**RECORDED INFORMATION:**
»»

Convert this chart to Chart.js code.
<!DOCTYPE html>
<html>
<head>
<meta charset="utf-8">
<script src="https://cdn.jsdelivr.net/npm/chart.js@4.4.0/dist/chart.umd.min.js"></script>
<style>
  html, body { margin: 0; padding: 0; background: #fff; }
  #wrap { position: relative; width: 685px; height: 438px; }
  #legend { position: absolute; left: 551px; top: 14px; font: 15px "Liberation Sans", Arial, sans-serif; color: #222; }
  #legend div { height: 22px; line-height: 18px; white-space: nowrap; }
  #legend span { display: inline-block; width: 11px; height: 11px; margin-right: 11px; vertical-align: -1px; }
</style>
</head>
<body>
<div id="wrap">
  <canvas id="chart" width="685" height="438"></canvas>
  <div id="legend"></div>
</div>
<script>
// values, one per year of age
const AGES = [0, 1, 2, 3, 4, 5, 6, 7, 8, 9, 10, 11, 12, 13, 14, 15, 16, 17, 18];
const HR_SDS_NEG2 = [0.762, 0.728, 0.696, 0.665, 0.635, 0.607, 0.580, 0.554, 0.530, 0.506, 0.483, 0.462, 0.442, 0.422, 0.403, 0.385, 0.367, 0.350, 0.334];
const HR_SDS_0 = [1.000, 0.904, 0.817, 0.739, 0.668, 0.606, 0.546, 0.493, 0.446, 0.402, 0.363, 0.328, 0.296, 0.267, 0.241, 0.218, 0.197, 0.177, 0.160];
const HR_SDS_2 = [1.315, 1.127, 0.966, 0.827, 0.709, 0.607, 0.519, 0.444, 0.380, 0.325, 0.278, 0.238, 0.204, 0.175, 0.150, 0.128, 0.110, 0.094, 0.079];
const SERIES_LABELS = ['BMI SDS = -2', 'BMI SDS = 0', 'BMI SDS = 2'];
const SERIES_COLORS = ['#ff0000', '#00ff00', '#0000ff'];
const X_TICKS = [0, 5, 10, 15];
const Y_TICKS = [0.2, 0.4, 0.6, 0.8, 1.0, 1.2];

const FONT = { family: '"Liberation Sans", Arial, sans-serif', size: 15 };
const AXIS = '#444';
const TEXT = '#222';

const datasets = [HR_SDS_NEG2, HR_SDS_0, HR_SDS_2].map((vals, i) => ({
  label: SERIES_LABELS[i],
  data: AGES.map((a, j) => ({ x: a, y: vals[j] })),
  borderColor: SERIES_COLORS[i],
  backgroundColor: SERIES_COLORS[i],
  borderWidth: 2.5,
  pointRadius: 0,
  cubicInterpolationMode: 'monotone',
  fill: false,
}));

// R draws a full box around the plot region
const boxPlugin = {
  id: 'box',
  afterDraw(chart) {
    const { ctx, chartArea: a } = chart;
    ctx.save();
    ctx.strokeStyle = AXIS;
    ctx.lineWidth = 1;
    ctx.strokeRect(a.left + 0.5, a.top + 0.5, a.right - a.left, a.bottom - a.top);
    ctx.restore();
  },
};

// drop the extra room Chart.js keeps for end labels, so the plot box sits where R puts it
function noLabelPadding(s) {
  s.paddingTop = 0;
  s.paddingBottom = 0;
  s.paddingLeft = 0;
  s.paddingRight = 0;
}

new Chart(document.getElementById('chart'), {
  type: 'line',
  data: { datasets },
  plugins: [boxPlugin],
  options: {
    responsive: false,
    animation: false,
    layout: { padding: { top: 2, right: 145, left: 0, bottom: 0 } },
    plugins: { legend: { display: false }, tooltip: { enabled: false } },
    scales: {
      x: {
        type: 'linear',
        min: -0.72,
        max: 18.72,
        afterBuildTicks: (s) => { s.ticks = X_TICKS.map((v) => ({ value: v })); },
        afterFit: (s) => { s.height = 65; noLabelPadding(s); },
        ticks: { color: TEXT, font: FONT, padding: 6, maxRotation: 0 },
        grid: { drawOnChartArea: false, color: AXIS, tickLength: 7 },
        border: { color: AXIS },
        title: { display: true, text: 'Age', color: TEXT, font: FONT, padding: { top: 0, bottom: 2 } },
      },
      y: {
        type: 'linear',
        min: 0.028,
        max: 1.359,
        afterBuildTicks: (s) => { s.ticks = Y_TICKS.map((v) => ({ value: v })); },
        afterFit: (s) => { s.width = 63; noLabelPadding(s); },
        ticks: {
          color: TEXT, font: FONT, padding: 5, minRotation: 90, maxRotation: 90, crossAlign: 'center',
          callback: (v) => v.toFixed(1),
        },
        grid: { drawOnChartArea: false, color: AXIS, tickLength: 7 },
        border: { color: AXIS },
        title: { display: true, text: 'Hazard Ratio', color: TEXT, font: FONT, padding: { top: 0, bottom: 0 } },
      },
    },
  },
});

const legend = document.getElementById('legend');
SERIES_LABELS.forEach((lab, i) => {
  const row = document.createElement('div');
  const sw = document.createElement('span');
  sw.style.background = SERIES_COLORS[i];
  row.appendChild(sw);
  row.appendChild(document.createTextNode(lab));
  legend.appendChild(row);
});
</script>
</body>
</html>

««
»»

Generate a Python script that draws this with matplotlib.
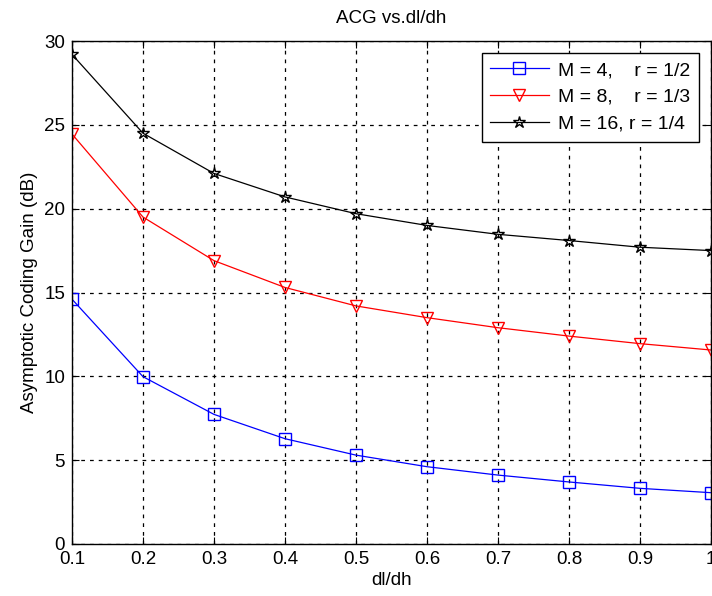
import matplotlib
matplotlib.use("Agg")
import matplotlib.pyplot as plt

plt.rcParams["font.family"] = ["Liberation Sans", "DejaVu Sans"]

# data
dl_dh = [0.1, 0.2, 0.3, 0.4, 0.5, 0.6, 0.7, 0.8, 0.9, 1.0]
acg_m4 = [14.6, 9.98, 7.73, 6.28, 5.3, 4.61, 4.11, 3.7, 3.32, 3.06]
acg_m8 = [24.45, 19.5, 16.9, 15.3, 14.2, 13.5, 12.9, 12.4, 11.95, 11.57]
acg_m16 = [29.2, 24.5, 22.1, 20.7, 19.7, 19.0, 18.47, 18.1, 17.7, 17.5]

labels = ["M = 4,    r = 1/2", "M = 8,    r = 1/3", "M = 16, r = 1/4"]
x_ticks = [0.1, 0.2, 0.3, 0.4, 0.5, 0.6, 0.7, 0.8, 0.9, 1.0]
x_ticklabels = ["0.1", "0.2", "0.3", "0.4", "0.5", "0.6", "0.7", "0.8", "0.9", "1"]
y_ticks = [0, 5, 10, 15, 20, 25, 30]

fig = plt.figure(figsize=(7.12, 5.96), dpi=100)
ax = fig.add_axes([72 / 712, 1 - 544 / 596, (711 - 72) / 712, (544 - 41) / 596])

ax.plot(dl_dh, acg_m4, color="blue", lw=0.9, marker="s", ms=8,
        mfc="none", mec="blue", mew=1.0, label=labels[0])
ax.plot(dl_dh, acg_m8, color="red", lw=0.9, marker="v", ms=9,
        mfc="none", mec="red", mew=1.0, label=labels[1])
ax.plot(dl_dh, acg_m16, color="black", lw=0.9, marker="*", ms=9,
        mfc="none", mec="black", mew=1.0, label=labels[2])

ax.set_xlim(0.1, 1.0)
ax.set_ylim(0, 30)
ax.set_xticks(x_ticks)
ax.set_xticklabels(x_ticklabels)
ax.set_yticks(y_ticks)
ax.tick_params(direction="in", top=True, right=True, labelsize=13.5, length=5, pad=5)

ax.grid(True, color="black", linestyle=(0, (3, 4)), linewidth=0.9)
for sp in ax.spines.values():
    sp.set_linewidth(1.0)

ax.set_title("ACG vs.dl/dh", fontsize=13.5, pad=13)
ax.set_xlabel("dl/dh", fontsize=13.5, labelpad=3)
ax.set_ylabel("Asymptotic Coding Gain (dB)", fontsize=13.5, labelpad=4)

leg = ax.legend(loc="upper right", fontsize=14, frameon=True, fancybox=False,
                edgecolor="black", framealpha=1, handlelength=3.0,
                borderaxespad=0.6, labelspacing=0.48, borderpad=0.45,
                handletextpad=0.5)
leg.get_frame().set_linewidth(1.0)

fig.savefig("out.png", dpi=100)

««

**WHAT IS NEEDED:** From the records above, transcribe exactly the lines starting at the one containing "Generate a Python" and ending at the one containing "ax = fig.add_axes([72". Skip the pictures.

**FULL OUTPUT:**
Generate a Python script that draws this with matplotlib.
import matplotlib
matplotlib.use("Agg")
import matplotlib.pyplot as plt

plt.rcParams["font.family"] = ["Liberation Sans", "DejaVu Sans"]

# data
dl_dh = [0.1, 0.2, 0.3, 0.4, 0.5, 0.6, 0.7, 0.8, 0.9, 1.0]
acg_m4 = [14.6, 9.98, 7.73, 6.28, 5.3, 4.61, 4.11, 3.7, 3.32, 3.06]
acg_m8 = [24.45, 19.5, 16.9, 15.3, 14.2, 13.5, 12.9, 12.4, 11.95, 11.57]
acg_m16 = [29.2, 24.5, 22.1, 20.7, 19.7, 19.0, 18.47, 18.1, 17.7, 17.5]

labels = ["M = 4,    r = 1/2", "M = 8,    r = 1/3", "M = 16, r = 1/4"]
x_ticks = [0.1, 0.2, 0.3, 0.4, 0.5, 0.6, 0.7, 0.8, 0.9, 1.0]
x_ticklabels = ["0.1", "0.2", "0.3", "0.4", "0.5", "0.6", "0.7", "0.8", "0.9", "1"]
y_ticks = [0, 5, 10, 15, 20, 25, 30]

fig = plt.figure(figsize=(7.12, 5.96), dpi=100)
ax = fig.add_axes([72 / 712, 1 - 544 / 596, (711 - 72) / 712, (544 - 41) / 596])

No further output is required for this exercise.